> [Task to carry out] Write the lines out again, from the top of the material to the line containing "for linear trend", pictures excluded.

> [Recorded data]
§
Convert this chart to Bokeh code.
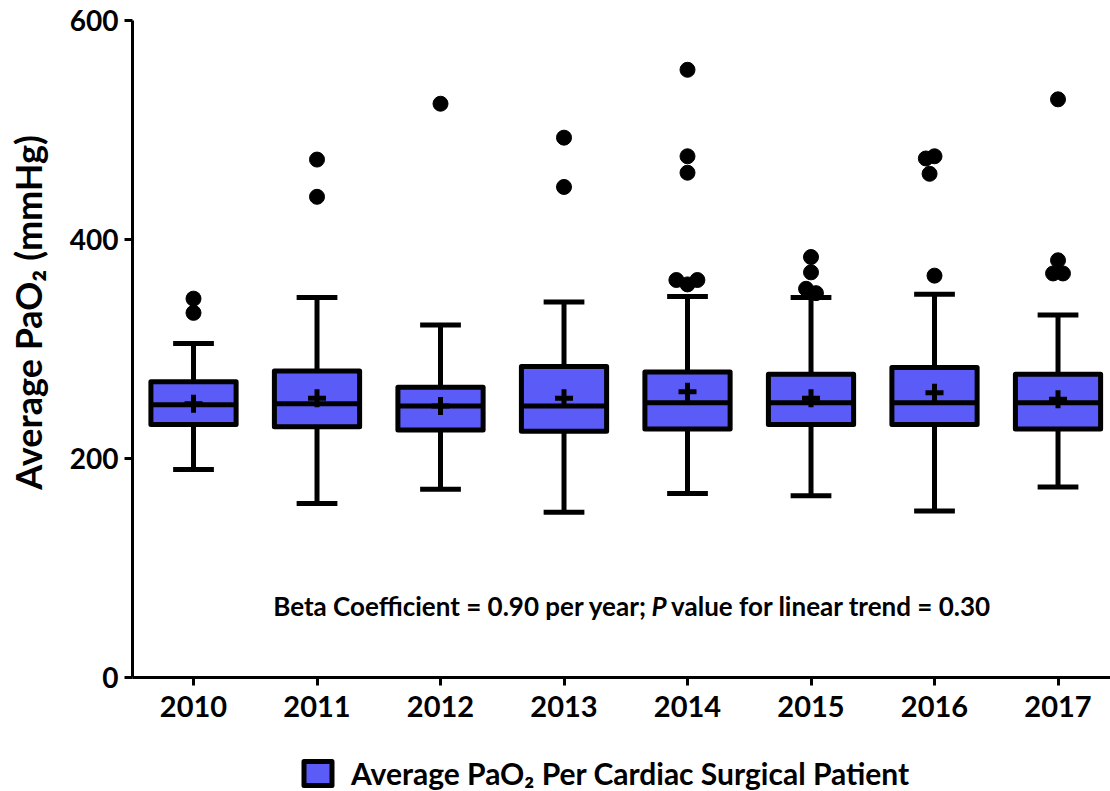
import math
from bokeh.plotting import figure
from bokeh.layouts import column, row
from bokeh.models import (Range1d, FixedTicker, Label, Legend, LegendItem,
                          ColumnDataSource)
from bokeh.core.properties import value
from bokeh.embed import file_html
from bokeh.resources import INLINE

# ---------------- data ----------------
years = ["2010", "2011", "2012", "2013", "2014", "2015", "2016", "2017"]
q1 = [231, 229, 226, 225, 227, 231, 231, 227]
median = [249, 250, 248, 248, 251, 251, 251, 251]
q3 = [270, 280, 265, 284, 279, 277, 283, 277]
mean = [250, 255, 248, 255, 261, 255, 260, 254]
whisker_low = [190, 159, 172, 151, 168, 166, 152, 174]
whisker_high = [305, 347, 322, 343, 348, 347, 350, 331]

outlier_year_index = [0, 0, 1, 1, 2, 3, 3, 4, 4, 4, 4, 4, 4,
                      5, 5, 5, 5, 6, 6, 6, 6, 7, 7, 7, 7]
outlier_value = [346, 333, 473, 439, 524, 493, 448, 555, 476, 461, 363, 359, 363,
                 384, 370, 355, 351, 474, 476, 460, 367, 528, 381, 369, 369]
outlier_dodge = [0, 0, 0, 0, 0, 0, 0, 0, 0, 0, -0.09, 0, 0.08,
                 0, 0, -0.04, 0.04, -0.07, 0, -0.04, 0, 0, 0, -0.04, 0.04]

y_ticks = [0, 200, 400, 600]
y_title = "Average PaO\u2082 (mmHg)"
legend_label = "Average PaO\u2082 Per Cardiac Surgical Patient"
note_left = "Beta Coefficient = 0.90 per year;"
note_p = "P"
note_right = "value for linear trend = 0.30"

# ---------------- styling ----------------
FONT = "Lato"
BOX_COLOR = "#5b5bf7"
LW = 5
TITLE_W = 60
MAIN_H = 745
LEG_H = 46

xs = list(range(len(years)))
box_w = 0.69
cap_w = 0.33

# ---------------- main plot ----------------
p = figure(width=1110 - TITLE_W, height=MAIN_H, output_backend="svg",
           toolbar_location=None,
           x_range=Range1d(-0.494, 7.425), y_range=Range1d(0, 600),
           min_border_left=132 - TITLE_W, min_border_right=0, min_border_top=20,
           min_border_bottom=MAIN_H - 677)
p.outline_line_color = None
p.xgrid.visible = False
p.ygrid.visible = False

src = ColumnDataSource(dict(x=xs, q1=q1, q3=q3, med=median, mean=mean,
                            lo=whisker_low, hi=whisker_high,
                            mx0=[x - box_w / 2 for x in xs],
                            mx1=[x + box_w / 2 for x in xs],
                            cx0=[x - cap_w / 2 for x in xs],
                            cx1=[x + cap_w / 2 for x in xs]))

p.segment(x0="x", y0="q3", x1="x", y1="hi", source=src, line_color="black", line_width=LW)
p.segment(x0="x", y0="q1", x1="x", y1="lo", source=src, line_color="black", line_width=LW)
p.segment(x0="cx0", y0="hi", x1="cx1", y1="hi", source=src, line_color="black", line_width=LW)
p.segment(x0="cx0", y0="lo", x1="cx1", y1="lo", source=src, line_color="black", line_width=LW)
p.vbar(x="x", width=box_w, bottom="q1", top="q3", source=src,
       fill_color=BOX_COLOR, line_color="black", line_width=LW, line_join="round")
p.segment(x0="mx0", y0="med", x1="mx1", y1="med", source=src, line_color="black", line_width=LW)
p.scatter(x="x", y="mean", source=src, marker="cross", size=18, line_color="black",
          line_width=5)

ox = [xs[i] + d for i, d in zip(outlier_year_index, outlier_dodge)]
p.scatter(x=ox, y=outlier_value, size=15, fill_color="black", line_color="black")

p.xaxis.ticker = FixedTicker(ticks=xs)
p.xaxis.major_label_overrides = {i: y for i, y in enumerate(years)}
p.yaxis.ticker = FixedTicker(ticks=y_ticks)
for ax in (p.xaxis[0], p.yaxis[0]):
    ax.axis_line_width = 3
    ax.axis_line_color = "black"
    ax.major_tick_line_width = 3
    ax.major_tick_line_color = "black"
    ax.major_tick_out = 8
    ax.major_tick_in = 0
    ax.minor_tick_line_color = None
    ax.major_label_text_font = FONT
    ax.major_label_text_font_style = "bold"
    ax.major_label_text_color = "black"
p.xaxis.major_label_text_font_size = "29px"
p.yaxis.major_label_text_font_size = "28px"
p.xaxis.major_label_standoff = 10
p.yaxis.major_label_standoff = 6

px = 3.77
common = dict(y=65, text_baseline="middle", text_font=FONT, text_font_size="26px",
              text_color="black")
p.add_layout(Label(x=px, x_offset=-12, text=note_left, text_align="right",
                   text_font_style="bold", **common))
p.add_layout(Label(x=px, text=note_p, text_align="center",
                   text_font_style="bold italic", **common))
p.add_layout(Label(x=px, x_offset=12, text=note_right, text_align="left",
                   text_font_style="bold", **common))

# ---------------- y title strip ----------------
t = figure(width=TITLE_W, height=MAIN_H, output_backend="svg", toolbar_location=None,
           x_range=Range1d(0, TITLE_W), y_range=Range1d(0, MAIN_H),
           x_axis_type=None, y_axis_type=None,
           min_border_left=0, min_border_right=0, min_border_top=0, min_border_bottom=0)
t.outline_line_color = None
t.grid.visible = False
t.text(x=[27], y=[MAIN_H - 331], text=[y_title], angle=math.pi / 2,
       text_align="center", text_baseline="middle", text_font=value(FONT),
       text_font_style="bold", text_font_size="36px", text_color="black")

# ---------------- legend strip ----------------
lg = figure(width=1110, height=LEG_H, output_backend="svg", toolbar_location=None,
            x_range=Range1d(0, 1110), y_range=Range1d(0, LEG_H),
            x_axis_type=None, y_axis_type=None,
            min_border_left=0, min_border_right=0, min_border_top=0, min_border_bottom=0)
lg.outline_line_color = None
lg.grid.visible = False
# proxy renderer (no drawable data) carrying the box style for the legend swatch
swatch = lg.vbar(x=[float("nan")], width=1, top=[float("nan")], bottom=[float("nan")],
                 fill_color=BOX_COLOR, line_color="black", line_width=LW,
                 line_join="round")
legend = Legend(items=[LegendItem(label=legend_label, renderers=[swatch])],
                location=(300, 0), orientation="horizontal",
                glyph_width=35, glyph_height=30, padding=0, margin=0,
                label_standoff=16, border_line_color=None,
                background_fill_alpha=0,
                label_text_font=FONT, label_text_font_style="bold",
                label_text_font_size="30px", label_text_color="black")
lg.add_layout(legend)

layout = column(row(t, p), lg)
open("out.html", "w").write(file_html(layout, INLINE))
§
> [Reply]
Convert this chart to Bokeh code.
import math
from bokeh.plotting import figure
from bokeh.layouts import column, row
from bokeh.models import (Range1d, FixedTicker, Label, Legend, LegendItem,
                          ColumnDataSource)
from bokeh.core.properties import value
from bokeh.embed import file_html
from bokeh.resources import INLINE

# ---------------- data ----------------
years = ["2010", "2011", "2012", "2013", "2014", "2015", "2016", "2017"]
q1 = [231, 229, 226, 225, 227, 231, 231, 227]
median = [249, 250, 248, 248, 251, 251, 251, 251]
q3 = [270, 280, 265, 284, 279, 277, 283, 277]
mean = [250, 255, 248, 255, 261, 255, 260, 254]
whisker_low = [190, 159, 172, 151, 168, 166, 152, 174]
whisker_high = [305, 347, 322, 343, 348, 347, 350, 331]

outlier_year_index = [0, 0, 1, 1, 2, 3, 3, 4, 4, 4, 4, 4, 4,
                      5, 5, 5, 5, 6, 6, 6, 6, 7, 7, 7, 7]
outlier_value = [346, 333, 473, 439, 524, 493, 448, 555, 476, 461, 363, 359, 363,
                 384, 370, 355, 351, 474, 476, 460, 367, 528, 381, 369, 369]
outlier_dodge = [0, 0, 0, 0, 0, 0, 0, 0, 0, 0, -0.09, 0, 0.08,
                 0, 0, -0.04, 0.04, -0.07, 0, -0.04, 0, 0, 0, -0.04, 0.04]

y_ticks = [0, 200, 400, 600]
y_title = "Average PaO\u2082 (mmHg)"
legend_label = "Average PaO\u2082 Per Cardiac Surgical Patient"
note_left = "Beta Coefficient = 0.90 per year;"
note_p = "P"
note_right = "value for linear trend = 0.30"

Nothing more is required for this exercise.